The systematic gutting on the rules surrounding the terms of investigation have been so successful for the banks, that since 2003, approximately 2.5 million complaints have been lodged, with about 250 actually being investigated by the CCMC to have breached the code.
To give you an example, 2.5 million complaints to 250 investigations looks like this.
( You might need a magnifying glass..)
Did the banks know what they were doing when they changed the Code wording, inserted their own terms upon their funded and appointed “independent” monitoring committee to monitor the very people, who were telling them what they could monitor in the first place?
This goes further than the often cited phrase of “Police investigating Police.” This is more like a Police officer charged with a crime investigating himself, based upon his own decision as to what he’s allowed to investigate, and what constitutes as “evidence”!
The bill being put forward will end the CCMC’s reign as we know it, requiring all code breach complaints to be investigated by APRA, a government body, already set up to regulate the banking sector.
It’s not perfect, but it’s a damn sight better than having only 3 people nationwide (who are appointed by the Banks), responsible for the investigation of all consumer bank complaints. It would not only penalise the banks, both financially and legislatively, and allow APRA to name and shame, but it would provide a level of transparency not seen before in the Australian Banking System.
When Andrew Wilkie announced his bill in August this year, it took only milliseconds for the ABA to reject his suggestions that the current Banking Code of Practise and the CCMC were “toothless tigers”, and that the Banks believe the current format was fair and equitable.
The ABA also suggested that “additional layers of regulation..make it more risky and expensive to lend to small business.”
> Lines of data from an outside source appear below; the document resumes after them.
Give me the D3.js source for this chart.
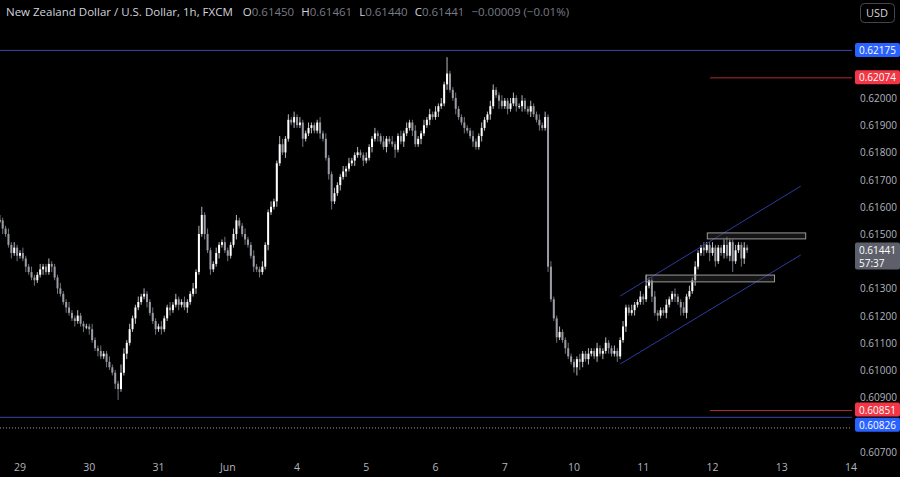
<!DOCTYPE html>
<html>
<head>
<meta charset="utf-8">
<script src="https://cdn.jsdelivr.net/npm/d3@7"></script>
<style>
  body { margin: 0; background: #000; }
  svg { display: block; font-family: "Open Sans", "Noto Sans", sans-serif; }
</style>
</head>
<body>
<div class="chart"></div>
<script>
// hourly closes, NZD/USD (open = previous close)
const closes = [
  0.6155,0.6152,0.6150,0.6146,0.6143,0.6145,0.6142,0.6143,0.6141,0.6138,
  0.6136,0.6134,0.6133,0.6135,0.6137,0.6138,0.6136,0.6139,0.6138,0.6134,
  0.6130,0.6128,0.6125,0.6123,0.6121,0.6119,0.6118,0.6120,0.6117,0.6116,
  0.6116,0.6115,0.6111,0.6108,0.6107,0.6105,0.6106,0.6103,0.6101,0.6099,
  0.6095,0.6093,0.6099,0.6106,0.6110,0.6115,0.6119,0.6123,0.6125,0.6127,
  0.6128,0.6125,0.6121,0.6118,0.6115,0.6116,0.6115,0.6119,0.6123,0.6122,
  0.6124,0.6126,0.6124,0.6125,0.6123,0.6125,0.6128,0.6130,0.6136,0.6150,
  0.6157,0.6150,0.6144,0.6137,0.6139,0.6143,0.6146,0.6147,0.6144,0.6142,
  0.6146,0.6150,0.6155,0.6153,0.6150,0.6148,0.6146,0.6142,0.6138,0.6137,
  0.6136,0.6138,0.6146,0.6158,0.6160,0.6162,0.6176,0.6183,0.6180,0.6185,
  0.6192,0.6191,0.6193,0.6190,0.6191,0.6185,0.6187,0.6189,0.6190,0.6188,
  0.6191,0.6187,0.6185,0.6178,0.6172,0.6162,0.6165,0.6168,0.6171,0.6173,
  0.6174,0.6176,0.6177,0.6179,0.6180,0.6179,0.6177,0.6178,0.6182,0.6185,
  0.6187,0.6186,0.6184,0.6182,0.6185,0.6184,0.6183,0.6181,0.6186,0.6184,
  0.6187,0.6189,0.6191,0.6188,0.6183,0.6185,0.6187,0.6190,0.6192,0.6194,
  0.6193,0.6195,0.6197,0.6198,0.6205,0.6209,0.6203,0.6200,0.6196,0.6193,
  0.6191,0.6189,0.6188,0.6186,0.6184,0.6182,0.6186,0.6189,0.6192,0.6194,
  0.6197,0.6203,0.6201,0.6199,0.6197,0.6199,0.6196,0.6198,0.6200,0.6197,
  0.6197,0.6199,0.6196,0.6195,0.6197,0.6194,0.6192,0.6190,0.6189,0.6193,
  0.6138,0.6126,0.6119,0.6112,0.6114,0.6111,0.6108,0.6105,0.6103,0.6101,
  0.6104,0.6103,0.6106,0.6104,0.6106,0.6107,0.6105,0.6108,0.6106,0.6107,
  0.6110,0.6108,0.6106,0.6107,0.6105,0.6111,0.6116,0.6123,0.6121,0.6122,
  0.6124,0.6125,0.6127,0.6126,0.6131,0.6133,0.6127,0.6121,0.6120,0.6122,
  0.6121,0.6124,0.6126,0.6128,0.6127,0.6125,0.6123,0.6121,0.6127,0.6129,
  0.6133,0.6138,0.6143,0.6145,0.6144,0.6146,0.6143,0.6145,0.6140,0.6145,
  0.6143,0.6146,0.6142,0.6147,0.6140,0.6144,0.6146,0.6141,0.6145,0.6144
];
// upper / lower wick beyond body, in pips
const wickUp = [
  2,1,1,2,1,2,1,1,2,1, 1,2,1,1,2,1,1,2,1,1, 1,2,1,1,2,1,1,2,1,1, 1,1,2,1,1,2,1,1,2,1,
  1,1,3,2,1,2,1,1,2,1, 2,1,1,2,1,1,2,1,1,2, 1,2,1,1,2,1,1,2,1,3, 3,1,2,1,1,2,1,1,2,1,
  1,2,2,1,1,2,1,1,2,1, 1,2,1,1,2,1,1,3,2,1, 2,1,2,1,2,1,1,2,1,1, 1,2,1,2,1,1,2,1,1,2,
  1,2,1,1,2,1,1,2,1,1, 2,1,1,2,1,1,2,1,1,2, 1,2,1,1,2,1,1,2,1,2, 1,2,1,2,1,6,1,1,2,1,
  1,2,1,1,2,1,1,2,1,1, 2,2,1,1,2,1,1,2,2,1, 1,2,1,1,2,1,1,2,1,2, 1,2,1,1,2,1,1,2,1,1,
  1,2,1,1,2,1,1,2,1,1, 2,1,1,2,1,1,2,1,1,2, 1,1,2,1,4,1,1,2,1,1, 1,2,1,1,2,1,1,2,1,2,
  1,2,1,1,2,1,1,2,1,1, 1,2,3,1,1,2,1,1,2,1
];
const wickDown = [
  1,2,1,1,2,1,2,1,1,2, 1,1,2,1,1,2,1,1,2,1, 2,1,1,2,1,1,2,1,1,2, 1,2,1,1,2,1,1,2,1,1,
  2,4,1,1,2,1,1,2,1,1, 1,2,1,1,2,1,2,1,1,2, 1,1,2,1,1,2,1,1,2,1, 1,2,1,2,1,1,2,1,1,2,
  1,1,2,1,1,2,1,1,2,1, 2,1,1,2,1,1,2,1,1,2, 1,1,2,1,1,3,1,1,2,1, 1,2,1,1,2,3,1,1,2,1,
  2,1,1,2,1,1,2,1,1,2, 1,2,1,1,2,1,1,3,1,1, 2,1,1,2,1,1,2,1,1,2, 1,1,2,1,1,2,1,1,2,1,
  1,2,1,1,2,1,1,2,1,1, 2,1,1,3,1,1,2,1,1,2, 1,2,1,1,2,1,1,2,1,1, 2,1,1,2,1,1,2,1,1,2,
  3,3,2,1,2,1,1,2,1,2, 1,2,1,1,2,1,1,2,1,1, 2,1,1,2,1,1,2,1,2,1, 1,2,1,1,2,1,3,1,2,1,
  1,2,1,1,2,1,3,1,2,1, 1,2,1,2,4,1,1,3,2,1
];
const dayLabels = ['29','30','31','Jun','4','5','6','7','10','11','12','13','14'];
const dayStarts = [7,31,55,79,103,127,151,175,199,223,247,271,295];
const priceTicks = [0.622,0.621,0.620,0.619,0.618,0.617,0.616,0.615,0.614,0.613,0.612,0.611,0.610,0.609,0.608,0.607];
const fullLines = [0.62175, 0.60826];
const shortLines = [0.62074, 0.60851];
const prevClose = 0.60787;
const lastPrice = 0.61441;
// channel [index, price] pairs
const channelUpper = [[215, 0.61272], [277.6, 0.61676]];
const channelLower = [[215, 0.61022], [277.6, 0.61423]];
// zones [i0, i1, priceTop, priceBottom]
const zones = [[245.2, 279.3, 0.61504, 0.61482], [224, 268.5, 0.61349, 0.61324]];

const width = 900, height = 477, axisX = 852;

const x = d3.scaleLinear().domain([7, 295]).range([20, 851]);
const y = d3.scaleLinear().domain([0.610, 0.620]).range([370, 98]);
const pip = 0.0001;

const svg = d3.select('.chart').append('svg')
  .attr('width', width).attr('height', height);
svg.append('rect').attr('width', width).attr('height', height).attr('fill', '#000');

const plot = svg.append('g');

// horizontal levels
plot.selectAll('.full').data(fullLines).enter().append('line')
  .attr('x1', 0).attr('x2', axisX)
  .attr('y1', d => y(d)).attr('y2', d => y(d))
  .attr('stroke', '#3c45a8').attr('stroke-width', 1);
plot.selectAll('.short').data(shortLines).enter().append('line')
  .attr('x1', 710).attr('x2', axisX)
  .attr('y1', d => y(d)).attr('y2', d => y(d))
  .attr('stroke', '#b02a35').attr('stroke-width', 1);
plot.append('line')
  .attr('x1', 0).attr('x2', axisX)
  .attr('y1', y(prevClose)).attr('y2', y(prevClose))
  .attr('stroke', '#9a9a9a').attr('stroke-dasharray', '1,2');

// candles
const candles = closes.map((c, i) => {
  const o = i === 0 ? c : closes[i - 1];
  return {
    i, o, c,
    h: Math.max(o, c) + wickUp[i] * pip,
    l: Math.min(o, c) - wickDown[i] * pip
  };
});
const cg = plot.append('g');
cg.selectAll('.wick').data(candles).enter().append('line')
  .attr('x1', d => x(d.i)).attr('x2', d => x(d.i))
  .attr('y1', d => y(d.h)).attr('y2', d => y(d.l))
  .attr('stroke', d => d.c >= d.o ? '#e8e8e8' : '#8f929b')
  .attr('stroke-width', 0.8);
cg.selectAll('.body').data(candles).enter().append('rect')
  .attr('x', d => x(d.i) - 1)
  .attr('width', 2)
  .attr('y', d => y(Math.max(d.o, d.c)))
  .attr('height', d => Math.max(1, Math.abs(y(d.o) - y(d.c))))
  .attr('fill', d => d.c >= d.o ? '#ffffff' : '#9a9da6');

// channel
[channelUpper, channelLower].forEach(seg => {
  plot.append('line')
    .attr('x1', x(seg[0][0])).attr('y1', y(seg[0][1]))
    .attr('x2', x(seg[1][0])).attr('y2', y(seg[1][1]))
    .attr('stroke', '#2d3aa0').attr('stroke-width', 1);
});

// zones
plot.selectAll('.zone').data(zones).enter().append('rect')
  .attr('x', d => x(d[0])).attr('width', d => x(d[1]) - x(d[0]))
  .attr('y', d => y(d[2])).attr('height', d => y(d[3]) - y(d[2]))
  .attr('fill', 'rgba(60,60,60,0.35)').attr('stroke', '#9a9a9a').attr('stroke-width', 1);

// right axis tags (the two lower ones are stacked so they don't collide)
const tags = [
  {p: 0.62175, shift: 0, bg: '#2962ff', t: ['0.62175']},
  {p: 0.62074, shift: 0, bg: '#f23645', t: ['0.62074']},
  {p: 0.60851, shift: -0.5, bg: '#f23645', t: ['0.60851']},
  {p: 0.60826, shift: 8, bg: '#2962ff', t: ['0.60826']},
  {p: lastPrice, shift: 0, bg: '#5d606b', t: [d3.format('.5f')(lastPrice), '57:37']}
];
const ax = svg.append('g');
const tagY = tags.map(d => y(d.p) + d.shift);
ax.selectAll('.tick')
  .data(priceTicks.filter(p => tagY.every((ty, k) => {
    const h = tags[k].t.length * 13;
    return y(p) <= ty - 12 || y(p) > ty + h;
  })))
  .enter().append('text')
  .attr('x', 860).attr('y', d => y(d) + 4)
  .attr('fill', '#b2b5be').attr('font-size', 10)
  .text(d => d3.format('.5f')(d));

tags.forEach((d, j) => {
  const h = d.t.length * 13 + 1;
  ax.append('rect').attr('x', axisX + 3).attr('y', tagY[j] - 7.5)
    .attr('width', 45).attr('height', h).attr('rx', 2).attr('fill', d.bg);
  d.t.forEach((s, k) => {
    ax.append('text').attr('x', 859).attr('y', tagY[j] + 3.5 + k * 13)
      .attr('fill', '#fff').attr('font-size', 10).text(s);
  });
});

// bottom axis
svg.selectAll('.day').data(dayStarts).enter().append('text')
  .attr('x', d => x(d)).attr('y', 471)
  .attr('text-anchor', 'middle').attr('fill', '#b2b5be').attr('font-size', 10.5)
  .text((d, i) => dayLabels[i]);

// header
const head = svg.append('text').attr('x', 6).attr('y', 16).attr('font-size', 11.5);
head.append('tspan').attr('fill', '#d1d4dc').text('New Zealand Dollar / U.S. Dollar, 1h, FXCM');
[['O', '0.61450'], ['H', '0.61461'], ['L', '0.61440'], ['C', '0.61441']].forEach(([k, v], i) => {
  head.append('tspan').attr('dx', i === 0 ? 10 : 7).attr('fill', '#d1d4dc').text(k);
  head.append('tspan').attr('fill', '#787b86').text(v);
});
head.append('tspan').attr('dx', 7).attr('fill', '#787b86').text('−0.00009 (−0.01%)');

// currency button
svg.append('rect').attr('x', 860.5).attr('y', 3.5).attr('width', 34).attr('height', 19)
  .attr('rx', 4).attr('fill', 'none').attr('stroke', '#434651');
svg.append('text').attr('x', 877).attr('y', 17).attr('text-anchor', 'middle')
  .attr('fill', '#d1d4dc').attr('font-size', 11).text('USD');
</script>
</body>
</html>
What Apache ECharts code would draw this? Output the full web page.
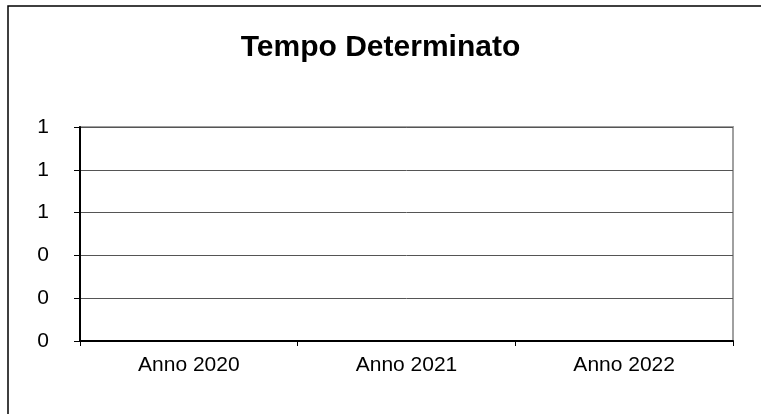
<!DOCTYPE html>
<html>
<head>
<meta charset="utf-8">
<script src="https://cdn.jsdelivr.net/npm/echarts@6/dist/echarts.min.js"></script>
<style>
  html, body { margin: 0; padding: 0; background: #fff; }
  #chart { width: 761px; height: 414px; }
</style>
</head>
<body>
<div id="chart"></div>
<script>
// dati del grafico
var categories = ['Anno 2020', 'Anno 2021', 'Anno 2022']
var values = [0, 0, 0]
var titolo = 'Tempo Determinato'

var myChart = echarts.init(document.getElementById('chart'))

var option = {
  backgroundColor: '#fff',
  animation: false,
  title: {
    text: titolo,
    left: 'center',
    top: 28,
    textStyle: { fontFamily: 'Liberation Sans', fontSize: 30, fontWeight: 'bold', color: '#000' }
  },
  graphic: [
    {
      type: 'rect',
      shape: { x: 8, y: 6, width: 800, height: 500 },
      style: { fill: 'none', stroke: '#000', lineWidth: 1.5 },
      silent: true
    }
  ],
  grid: {
    left: 80,
    right: 28,
    top: 127,
    bottom: 73,
    show: true,
    borderColor: '#a0a0a0',
    borderWidth: 2
  },
  xAxis: {
    type: 'category',
    data: categories,
    boundaryGap: true,
    axisLine: { lineStyle: { color: '#000', width: 2 } },
    axisTick: { show: true, length: 5, lineStyle: { color: '#000' } },
    axisLabel: { fontFamily: 'Liberation Sans', fontSize: 21, color: '#000', margin: 14 },
    splitLine: { show: false }
  },
  yAxis: {
    type: 'value',
    min: 0,
    max: 1,
    interval: 0.2,
    axisLine: { show: true, lineStyle: { color: '#000', width: 2 } },
    axisTick: { show: true, length: 6, lineStyle: { color: '#000' } },
    axisLabel: {
      fontFamily: 'Liberation Sans',
      fontSize: 21,
      color: '#000',
      margin: 31,
      formatter: function (val) {
        return Math.round(val)
      }
    },
    splitLine: { show: true, lineStyle: { color: '#555', width: 1 } }
  },
  series: [
    {
      type: 'bar',
      data: values,
      itemStyle: { color: '#9999ff' }
    }
  ]
}

myChart.setOption(option)
</script>
</body>
</html>
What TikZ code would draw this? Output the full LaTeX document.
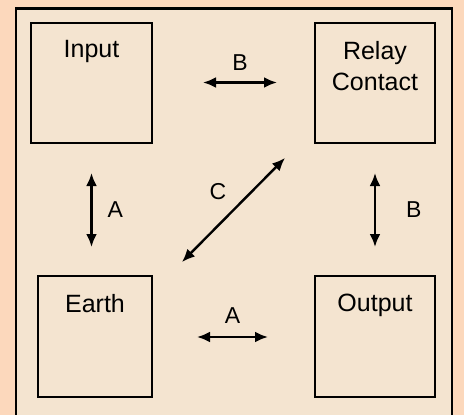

More expensive? More risky? Perhaps, but “expensive and risky” has been in the lap of the consumer for far too long due to the lack of independence and the forcing of complainants having to go through the legal system, against the banks’ army of lawyers, to get any sort of justice.
The cash rate of the Reserve Bank has been slashed constantly over the past year, allowing the borrowing costs of banks to actually go down, especially when the full rate cut is failed to be passed on. By not passing on the most recent rate cut in October 2012, the banks are making an additional $6.2million per day. This is at a time where record profits have reached $24billion between the big four in 2010-2011.
More expensive? I believe they can afford it.
You could say that the extra $6.2million per day that they are making off us, is currently being spent on the army of lawyers who are needed to fight struggling small businesses, farmers and individuals in the courts. And of course, on a constant barrage of wonderful, if not misleading and deceptive, PR and marketing initiatives.
The current state of affairs deserves no less than a Royal Commission into the corrupt, misleading and deceptive behaviour and intrusion of the banks CEO’s into a supposed Independent complaints procedure, designed to protect the majority of Australian citizens.
I am therefore asking everyone associated with Occupy around Australia, the advocacy groups, the consumer protection groups, to contact their local MP/Media outlet, to give this bill oxygen and media coverage, so that the banks can finally be held accountable for their ongoing mistreatment of the Australian public.